### [Records shown]
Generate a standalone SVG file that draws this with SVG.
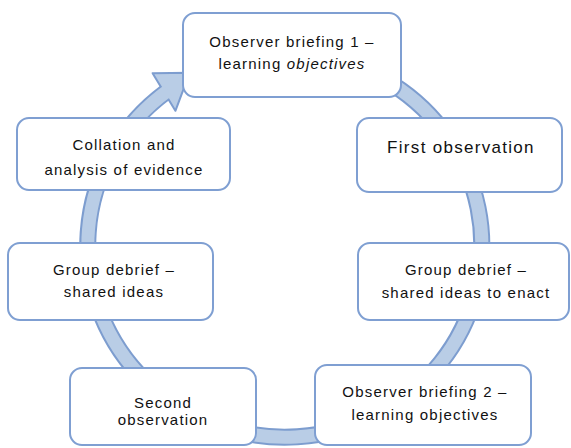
<svg xmlns="http://www.w3.org/2000/svg" width="571" height="448" viewBox="0 0 571 448">
<style>
.box{fill:#ffffff;stroke:#7f9fd2;stroke-width:2}
.t{font-family:"Liberation Sans",Arial,sans-serif;font-size:15px;fill:#111111;text-anchor:middle;letter-spacing:1.2px}
.big{font-size:17px;letter-spacing:1.3px}
.bandO{fill:none;stroke:#7d9dcf;stroke-width:17}
.bandI{fill:none;stroke:#b9cde6;stroke-width:13}
</style>
<rect width="571" height="448" fill="#ffffff"/>
<g id="connectors">
<path class="bandO" d="M383.5 79 A197 192 0 1 1 165 92.7"/>
<polygon points="152.6,73.2 189.6,72.8 175.4,110.8" fill="#b9cde6" stroke="#7d9dcf" stroke-width="2" stroke-linejoin="round"/>
<path class="bandI" d="M383.5 79 A197 192 0 1 1 168 90.6"/>
</g>
<g id="node1">
<rect class="box" x="183" y="13" width="218" height="84" rx="12"/>
<text class="t" x="292" y="47">Observer briefing 1 –</text>
<text class="t" x="292" y="69">learning <tspan font-style="italic">objectives</tspan></text>
</g>
<g id="node2">
<rect class="box" x="357" y="118" width="205" height="74" rx="12"/>
<text class="t big" x="461" y="153">First observation</text>
</g>
<g id="node3">
<rect class="box" x="358" y="243" width="211" height="77" rx="12"/>
<text class="t" x="466" y="275">Group debrief –</text>
<text class="t" x="466" y="298">shared ideas to enact</text>
</g>
<g id="node4">
<rect class="box" x="315" y="365" width="216" height="80" rx="12"/>
<text class="t" x="425" y="397">Observer briefing 2 –</text>
<text class="t" x="425" y="420">learning objectives</text>
</g>
<g id="node5">
<rect class="box" x="70" y="368" width="186" height="77" rx="12"/>
<text class="t" x="163" y="408">Second</text>
<text class="t" x="163" y="425">observation</text>
</g>
<g id="node6">
<rect class="box" x="8" y="243" width="205" height="77" rx="12"/>
<text class="t" x="114" y="275">Group debrief –</text>
<text class="t" x="114" y="297">shared ideas</text>
</g>
<g id="node7">
<rect class="box" x="17" y="118" width="213" height="72" rx="12"/>
<text class="t" x="124" y="150">Collation and</text>
<text class="t" x="124" y="175">analysis of evidence</text>
</g>
</svg>
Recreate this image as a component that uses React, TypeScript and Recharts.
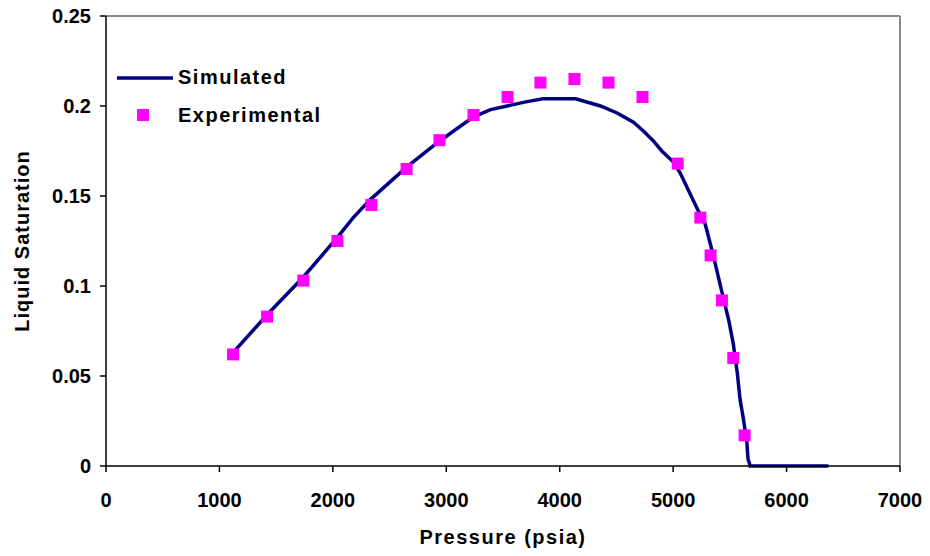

### [Written exercise]
Copy the entries exactly. Leave out the images.

### [Response to this task]
Generate a standalone SVG file that draws this with SVG.
<svg xmlns="http://www.w3.org/2000/svg" width="571" height="448" viewBox="0 0 571 448">
<style>
.box{fill:#ffffff;stroke:#7f9fd2;stroke-width:2}
.t{font-family:"Liberation Sans",Arial,sans-serif;font-size:15px;fill:#111111;text-anchor:middle;letter-spacing:1.2px}
.big{font-size:17px;letter-spacing:1.3px}
.bandO{fill:none;stroke:#7d9dcf;stroke-width:17}
.bandI{fill:none;stroke:#b9cde6;stroke-width:13}
</style>
<rect width="571" height="448" fill="#ffffff"/>
<g id="connectors">
<path class="bandO" d="M383.5 79 A197 192 0 1 1 165 92.7"/>
<polygon points="152.6,73.2 189.6,72.8 175.4,110.8" fill="#b9cde6" stroke="#7d9dcf" stroke-width="2" stroke-linejoin="round"/>
<path class="bandI" d="M383.5 79 A197 192 0 1 1 168 90.6"/>
</g>
<g id="node1">
<rect class="box" x="183" y="13" width="218" height="84" rx="12"/>
<text class="t" x="292" y="47">Observer briefing 1 –</text>
<text class="t" x="292" y="69">learning <tspan font-style="italic">objectives</tspan></text>
</g>
<g id="node2">
<rect class="box" x="357" y="118" width="205" height="74" rx="12"/>
<text class="t big" x="461" y="153">First observation</text>
</g>
<g id="node3">
<rect class="box" x="358" y="243" width="211" height="77" rx="12"/>
<text class="t" x="466" y="275">Group debrief –</text>
<text class="t" x="466" y="298">shared ideas to enact</text>
</g>
<g id="node4">
<rect class="box" x="315" y="365" width="216" height="80" rx="12"/>
<text class="t" x="425" y="397">Observer briefing 2 –</text>
<text class="t" x="425" y="420">learning objectives</text>
</g>
<g id="node5">
<rect class="box" x="70" y="368" width="186" height="77" rx="12"/>
<text class="t" x="163" y="408">Second</text>
<text class="t" x="163" y="425">observation</text>
</g>
<g id="node6">
<rect class="box" x="8" y="243" width="205" height="77" rx="12"/>
<text class="t" x="114" y="275">Group debrief –</text>
<text class="t" x="114" y="297">shared ideas</text>
</g>
<g id="node7">
<rect class="box" x="17" y="118" width="213" height="72" rx="12"/>
<text class="t" x="124" y="150">Collation and</text>
<text class="t" x="124" y="175">analysis of evidence</text>
</g>
</svg>
Recreate this image as a component that uses React, TypeScript and Recharts.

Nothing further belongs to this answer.